▸ Work instructions: Retype the opening lines of the listing below, ending with the line that contains "const negCensored = [10.9, 19.5, 40.7, 61.8]", and leave out any pictures.

[Begin Given information]

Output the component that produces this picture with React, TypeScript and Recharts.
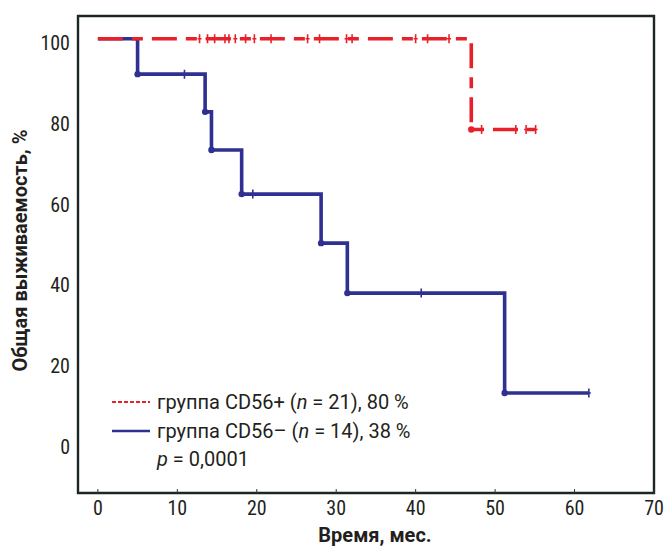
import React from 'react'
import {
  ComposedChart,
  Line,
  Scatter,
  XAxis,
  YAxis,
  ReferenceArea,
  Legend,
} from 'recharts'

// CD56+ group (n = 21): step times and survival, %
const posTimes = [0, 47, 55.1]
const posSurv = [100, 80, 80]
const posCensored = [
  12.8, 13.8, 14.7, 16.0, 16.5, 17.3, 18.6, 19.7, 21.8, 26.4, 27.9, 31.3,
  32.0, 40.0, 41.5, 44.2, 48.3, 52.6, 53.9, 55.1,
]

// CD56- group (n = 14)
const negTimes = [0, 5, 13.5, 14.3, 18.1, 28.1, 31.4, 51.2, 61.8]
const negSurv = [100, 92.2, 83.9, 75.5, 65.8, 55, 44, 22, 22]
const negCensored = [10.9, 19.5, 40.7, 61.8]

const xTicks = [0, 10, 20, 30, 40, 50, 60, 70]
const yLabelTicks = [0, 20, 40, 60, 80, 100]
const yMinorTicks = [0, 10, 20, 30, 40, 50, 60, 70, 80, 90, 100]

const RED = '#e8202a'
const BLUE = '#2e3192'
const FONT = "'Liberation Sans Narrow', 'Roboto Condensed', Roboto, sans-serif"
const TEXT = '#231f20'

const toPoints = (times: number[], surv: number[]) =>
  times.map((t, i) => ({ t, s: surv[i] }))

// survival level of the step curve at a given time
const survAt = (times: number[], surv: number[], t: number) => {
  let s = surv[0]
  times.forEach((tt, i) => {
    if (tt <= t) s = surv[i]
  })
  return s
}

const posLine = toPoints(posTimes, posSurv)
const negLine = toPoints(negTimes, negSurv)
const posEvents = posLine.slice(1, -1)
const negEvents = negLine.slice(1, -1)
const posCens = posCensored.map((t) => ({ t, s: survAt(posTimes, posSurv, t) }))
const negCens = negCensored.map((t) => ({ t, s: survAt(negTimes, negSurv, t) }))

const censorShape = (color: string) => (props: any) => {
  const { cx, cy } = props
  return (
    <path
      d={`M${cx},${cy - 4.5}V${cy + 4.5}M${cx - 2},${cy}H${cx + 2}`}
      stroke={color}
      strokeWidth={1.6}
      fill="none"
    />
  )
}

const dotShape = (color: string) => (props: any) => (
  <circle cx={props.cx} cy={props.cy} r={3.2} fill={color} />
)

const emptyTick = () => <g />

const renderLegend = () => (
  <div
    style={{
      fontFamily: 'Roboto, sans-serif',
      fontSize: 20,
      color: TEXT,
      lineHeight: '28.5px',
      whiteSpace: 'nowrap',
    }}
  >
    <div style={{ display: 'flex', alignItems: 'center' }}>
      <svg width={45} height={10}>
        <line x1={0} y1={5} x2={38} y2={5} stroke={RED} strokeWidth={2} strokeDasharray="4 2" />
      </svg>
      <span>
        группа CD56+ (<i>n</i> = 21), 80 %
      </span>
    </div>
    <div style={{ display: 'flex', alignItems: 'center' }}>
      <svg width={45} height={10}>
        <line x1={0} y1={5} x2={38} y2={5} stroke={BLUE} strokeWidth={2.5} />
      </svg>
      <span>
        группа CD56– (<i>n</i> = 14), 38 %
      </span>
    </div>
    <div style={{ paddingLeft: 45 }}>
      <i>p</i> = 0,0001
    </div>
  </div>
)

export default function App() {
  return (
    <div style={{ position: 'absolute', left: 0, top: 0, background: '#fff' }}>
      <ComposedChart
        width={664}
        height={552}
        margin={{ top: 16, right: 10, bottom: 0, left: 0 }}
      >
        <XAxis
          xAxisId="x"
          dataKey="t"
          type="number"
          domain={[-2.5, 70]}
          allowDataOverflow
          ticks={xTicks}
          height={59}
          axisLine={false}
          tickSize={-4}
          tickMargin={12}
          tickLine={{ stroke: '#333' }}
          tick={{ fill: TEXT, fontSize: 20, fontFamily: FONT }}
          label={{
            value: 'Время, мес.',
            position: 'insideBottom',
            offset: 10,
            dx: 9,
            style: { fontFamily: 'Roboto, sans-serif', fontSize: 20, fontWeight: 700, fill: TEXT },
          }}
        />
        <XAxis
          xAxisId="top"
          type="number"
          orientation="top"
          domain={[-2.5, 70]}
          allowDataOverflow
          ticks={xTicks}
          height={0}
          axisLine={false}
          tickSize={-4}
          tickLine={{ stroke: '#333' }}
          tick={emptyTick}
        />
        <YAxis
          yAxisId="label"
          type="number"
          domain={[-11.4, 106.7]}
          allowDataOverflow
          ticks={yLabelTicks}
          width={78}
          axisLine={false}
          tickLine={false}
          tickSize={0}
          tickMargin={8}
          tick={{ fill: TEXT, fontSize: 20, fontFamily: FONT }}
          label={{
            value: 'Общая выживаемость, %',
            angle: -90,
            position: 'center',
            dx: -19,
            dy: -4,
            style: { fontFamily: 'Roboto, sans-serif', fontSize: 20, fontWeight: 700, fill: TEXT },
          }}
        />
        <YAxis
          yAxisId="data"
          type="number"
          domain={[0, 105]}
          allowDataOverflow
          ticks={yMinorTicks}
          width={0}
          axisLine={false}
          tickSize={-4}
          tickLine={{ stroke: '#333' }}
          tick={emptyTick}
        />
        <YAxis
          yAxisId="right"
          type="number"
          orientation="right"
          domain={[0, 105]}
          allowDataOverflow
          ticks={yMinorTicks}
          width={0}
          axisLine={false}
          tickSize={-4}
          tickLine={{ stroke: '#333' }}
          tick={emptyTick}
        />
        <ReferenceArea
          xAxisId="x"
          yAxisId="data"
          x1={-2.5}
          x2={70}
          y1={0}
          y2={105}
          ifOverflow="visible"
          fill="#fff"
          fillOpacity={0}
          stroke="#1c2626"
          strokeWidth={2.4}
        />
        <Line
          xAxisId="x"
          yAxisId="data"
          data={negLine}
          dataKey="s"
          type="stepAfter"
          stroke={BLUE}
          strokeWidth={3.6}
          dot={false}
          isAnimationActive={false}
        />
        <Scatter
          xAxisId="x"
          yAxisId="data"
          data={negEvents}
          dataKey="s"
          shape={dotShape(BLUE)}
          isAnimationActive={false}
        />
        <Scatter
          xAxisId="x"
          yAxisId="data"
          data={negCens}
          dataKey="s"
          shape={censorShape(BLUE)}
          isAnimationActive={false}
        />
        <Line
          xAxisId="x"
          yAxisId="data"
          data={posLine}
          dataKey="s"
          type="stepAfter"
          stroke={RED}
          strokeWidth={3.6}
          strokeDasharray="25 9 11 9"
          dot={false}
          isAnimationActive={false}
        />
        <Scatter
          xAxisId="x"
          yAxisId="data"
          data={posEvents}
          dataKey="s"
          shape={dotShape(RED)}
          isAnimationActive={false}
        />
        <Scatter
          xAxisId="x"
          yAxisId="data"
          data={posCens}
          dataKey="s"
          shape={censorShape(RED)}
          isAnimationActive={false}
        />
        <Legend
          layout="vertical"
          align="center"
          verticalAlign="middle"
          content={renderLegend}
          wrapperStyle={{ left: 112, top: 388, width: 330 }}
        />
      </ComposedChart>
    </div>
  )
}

[End Given information]

▸ The answer:
Output the component that produces this picture with React, TypeScript and Recharts.
import React from 'react'
import {
  ComposedChart,
  Line,
  Scatter,
  XAxis,
  YAxis,
  ReferenceArea,
  Legend,
} from 'recharts'

// CD56+ group (n = 21): step times and survival, %
const posTimes = [0, 47, 55.1]
const posSurv = [100, 80, 80]
const posCensored = [
  12.8, 13.8, 14.7, 16.0, 16.5, 17.3, 18.6, 19.7, 21.8, 26.4, 27.9, 31.3,
  32.0, 40.0, 41.5, 44.2, 48.3, 52.6, 53.9, 55.1,
]

// CD56- group (n = 14)
const negTimes = [0, 5, 13.5, 14.3, 18.1, 28.1, 31.4, 51.2, 61.8]
const negSurv = [100, 92.2, 83.9, 75.5, 65.8, 55, 44, 22, 22]
const negCensored = [10.9, 19.5, 40.7, 61.8]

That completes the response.